NEW DELHI (Reuters) - India’s economy is exposed to an extended euro zone crisis and policy paralysis at home, while the coalition government is under tremendous strain from scandals and rebellious coalition partners.
The risk of Prime Minister Manmohan Singh’s second term being cut short before a general election due in 2014 is low, but cannot be ruled out.
The failure of Congress party in state elections in early March, and a looming fight over the cheap sale of coalfields have put him and the party under even more pressure.
The 2012/13 budget, delivered in March, shied away from commitments to bold reform, its cautious tone reflecting the government’s frailty.
RATINGS (Unchanged since March unless stated):
The cost of insuring against default on 5-year sovereign debt traded at 83 basis points in mid-March, down around 25 points from the start of the year.
Following is a summary of key political risks in India:
Lurching from crisis to crisis for more than a year, Prime Minister Singh’s government has a new front to deal with in the form of a looming fight over the low-priced sales of coalfields in his first term. A draft report by the Comptroller and Auditor General of India leaked to a newspaper estimated lost revenue of $211 billion from the sales, but the CAG has since backed away from that number.
All parties will now wait for the final report to be tabled in parliament, when the government will once again be put under severe pressure.
Rahul Gandhi, son of current party leader Sonia Gandhi, utterly failed to deliver a promised comeback for the Congress party in crucial state elections in early March, casting fresh doubt on his capacity to become the next member of a dynasty to lead the country.
The party’s flop in Uttar Pradesh has reduced Singh’s scope to re-launch reforms and reverse a slowdown in economic growth.
Anger at Singh’s poor performance is rising, with some talk in the Indian media that he will not survive as prime minister until 2014 elections.
That is unlikely, and the government could probably also muster the support to survive a no-confidence vote. Also helping the government is the lack of appetite among the opposition Bharatiya Janata Party (BJP) for a general election before 2014. Despite Singh’s woes, it is by no means clear the BJP has won over sufficient voters to its Hindu nationalist cause.
Party chief Sonia Gandhi, who is at least as influential as the prime minister, has made more public appearances of late, but shed no light on her illness, which some Indian media reports say is cancer.
What to watch:
- CAG’s report on coal, which has the potential to be even bigger than the telecoms scandal that rocked the government last year. No evidence of wrongdoing has yet emerged.
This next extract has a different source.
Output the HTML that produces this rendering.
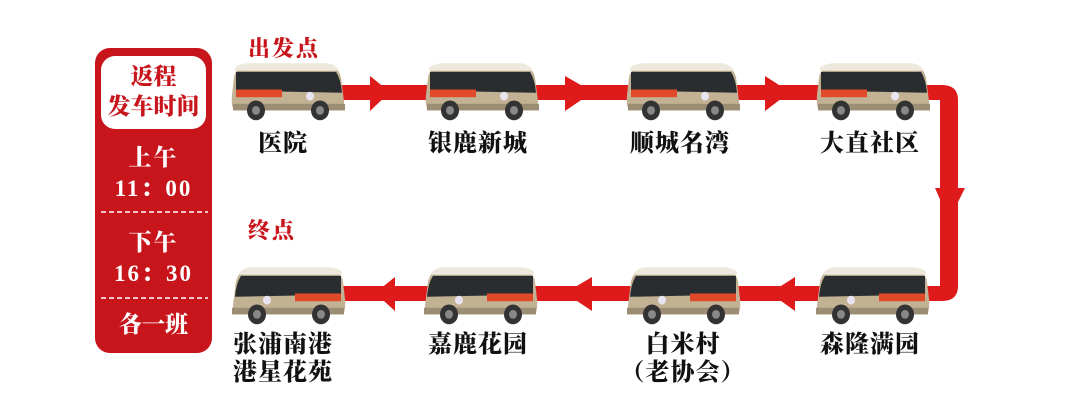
<!DOCTYPE html>
<html><head><meta charset="utf-8"><style>
body{margin:0;width:1080px;height:413px;background:#fff;overflow:hidden;position:relative;font-family:"Liberation Serif","Noto Serif CJK SC",serif}
.t{position:absolute;font-weight:900;font-size:24px;color:#111;text-align:center;width:160px;line-height:28px;letter-spacing:1px}
.r{position:absolute;font-weight:900;font-size:22px;color:#c8151b;letter-spacing:2px}
.p{position:absolute;color:#fff;font-weight:900;text-align:center;width:117px;left:95px;font-size:23px;line-height:26px}
</style></head><body>
<svg width="1080" height="413" style="position:absolute;left:0;top:0">
<defs>
<g id="bus">
<path d="M4 14 Q6 4 20 3 L98 3 Q108 4 111 14 L114 36 L114 44 L4 44 Q1 40 2 30 Z" fill="#c2b293"/>
<path d="M5 5 Q10 1 22 1 L96 1 Q106 2 109 8 L5 8 Z" fill="#eee9dc"/>
<path d="M6 9 L106 9 Q111 16 112 28 L6 26 Z" fill="#2a2d30"/>
<rect x="6" y="25" width="46" height="7" fill="#e04a2a"/>
<circle cx="80" cy="31" r="4" fill="#e8e4f0"/>
<rect x="3" y="38" width="112" height="6" fill="#9b8e74"/>
<circle cx="26" cy="44" r="9" fill="#333"/><circle cx="26" cy="44" r="4" fill="#888"/>
<circle cx="90" cy="44" r="9" fill="#333"/><circle cx="90" cy="44" r="4" fill="#888"/>
</g>
</defs>
<rect x="95" y="48" width="117" height="305" rx="15" fill="#c8151b"/>
<rect x="101" y="56" width="105" height="73" rx="14" fill="#fff"/>
<line x1="101" y1="212" x2="208" y2="212" stroke="#fff" stroke-width="1.5" stroke-dasharray="5 3"/>
<line x1="101" y1="298" x2="208" y2="298" stroke="#fff" stroke-width="1.5" stroke-dasharray="5 3"/>
<path d="M300 85 L942 85 Q958 85 958 100 L958 286 Q958 301 942 301 L290 301 L290 286 L940 286 L940 100 L300 100 Z" fill="#de1a1a"/>
<polygon points="370,76 390,92 370,111" fill="#de1a1a"/>
<polygon points="565,76 593,92 565,111" fill="#de1a1a"/>
<polygon points="765,76 790,92 765,111" fill="#de1a1a"/>
<polygon points="935,188 965,188 949,220" fill="#de1a1a"/>
<polygon points="375,293 395,277 395,311" fill="#de1a1a"/>
<polygon points="565,293 592,277 592,311" fill="#de1a1a"/>
<polygon points="770,293 795,277 795,311" fill="#de1a1a"/>
<use href="#bus" transform="translate(230,62) scale(1,1.1)"/>
<use href="#bus" transform="translate(424,62) scale(1,1.1)"/>
<use href="#bus" transform="translate(625,62) scale(1,1.1)"/>
<use href="#bus" transform="translate(815,62) scale(1,1.1)"/>
<use href="#bus" transform="translate(347,266) scale(-1,1.1)"/>
<use href="#bus" transform="translate(539,266) scale(-1,1.1)"/>
<use href="#bus" transform="translate(742,266) scale(-1,1.1)"/>
<use href="#bus" transform="translate(931,266) scale(-1,1.1)"/>
</svg>
<div class="p" style="top:62px;color:#c8151b;font-size:23px;line-height:30px">返程<br>发车时间</div>
<div class="p" style="top:142px;line-height:31px;letter-spacing:2px">上午<br>11：00</div>
<div class="p" style="top:227px;line-height:31px;letter-spacing:2px">下午<br>16：30</div>
<div class="p" style="top:312px;font-size:23px">各一班</div>
<div class="r" style="left:248px;top:32px">出发点</div>
<div class="r" style="left:248px;top:214px">终点</div>
<div class="t" style="left:203px;top:130px">医院</div>
<div class="t" style="left:398px;top:130px">银鹿新城</div>
<div class="t" style="left:600px;top:130px">顺城名湾</div>
<div class="t" style="left:790px;top:130px">大直社区</div>
<div class="t" style="left:203px;top:331px">张浦南港<br>港星花苑</div>
<div class="t" style="left:398px;top:331px">嘉鹿花园</div>
<div class="t" style="left:603px;top:331px">白米村<br>（老协会）</div>
<div class="t" style="left:790px;top:331px">森隆满园</div>
</body></html>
- The Gandhi dynasty. Rahul Gandhi has yet to prove himself an effective politician, raising concerns he will struggle to lead the party if his mother steps down.
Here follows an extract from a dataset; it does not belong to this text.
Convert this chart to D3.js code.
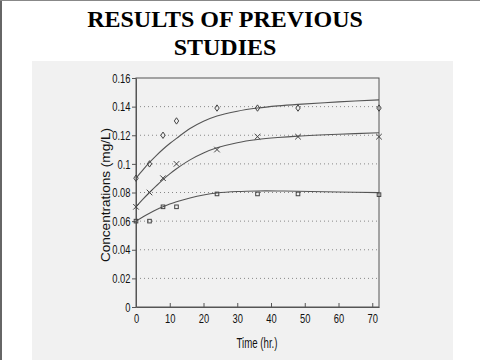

The stock market fell in response to Finance Minister Pranab Mukerjee’s annual budget on March 16, seen as a weak attempt at tackling the fiscal deficit, the worst among the big emerging market BRIC nations.
Mukherjee unveiled a smattering of anti-deficit measures including an increase in services and excise taxes, but dared not cut subsidies for petroleum products, which have weighed heavily on government finances especially as oil prices stay high.
Some analysts believe the government may miss its newly-set target of cutting subsidy spending to 2 percent of GDP, as well as a goal of cutting the fiscal deficit to 5.1 percent from 5.9 percent in 2011-12.
In the main, the problems afflicting Asia’s third-largest economy remain unsolved.
Inflation is down sharply, but almost entirely because of a drop in volatile food prices. With the government embroiled in corruption scandals, and dealing with unreliable coalition partners, the prospects seem slim for tricky tax reform or a softening of foreign investment rules that could help deal with infrastructure bottlenecks.
An early 2012 Supreme Court order that 122 telcoms licences be revoked was deeply embarrassing for the government, and Singh has had to roll back even modest economic measures like a railway fare rise.
The government has succeeded in passing no major legislation, leaving it with a heavy load of promised reforms to push through two fractious houses of parliament. Fickle coalition partners and a disruptive opposition mean the government is often effectively a minority when it tables bills.
Singh has promised to revive a stalled policy to allow foreign supermarkets into India, along with a corruption ombudsman. The first stage of a new tax system is planned for April. On current form, nobody should hold their breath.
India is sitting on a comfortable cushion of $300 billion in foreign reserves and a confidence-building $15 billion currency swap line with Japan was unveiled in December, so comparisons with India’s 1991 payments crisis are premature.
As ever, India’s dependence on imported, subsidised energy is a weakness, with high prices adding to pressure both on the current account and fiscal deficits. A long financial crisis in Europe could exacerbate capital outflows and further trim demand for Indian exports.
What to watch:
- Response to the budget, both political and economic. Moody’s Investors Service said the budget was “credit negative” and lacked new solutions to address India’s fiscal constraints.
- Headline inflation. If price rises show a sustained slowdown, expect the monetary easing India Inc. has been demanding for months.
- Oil prices, the global economy and domestic demand.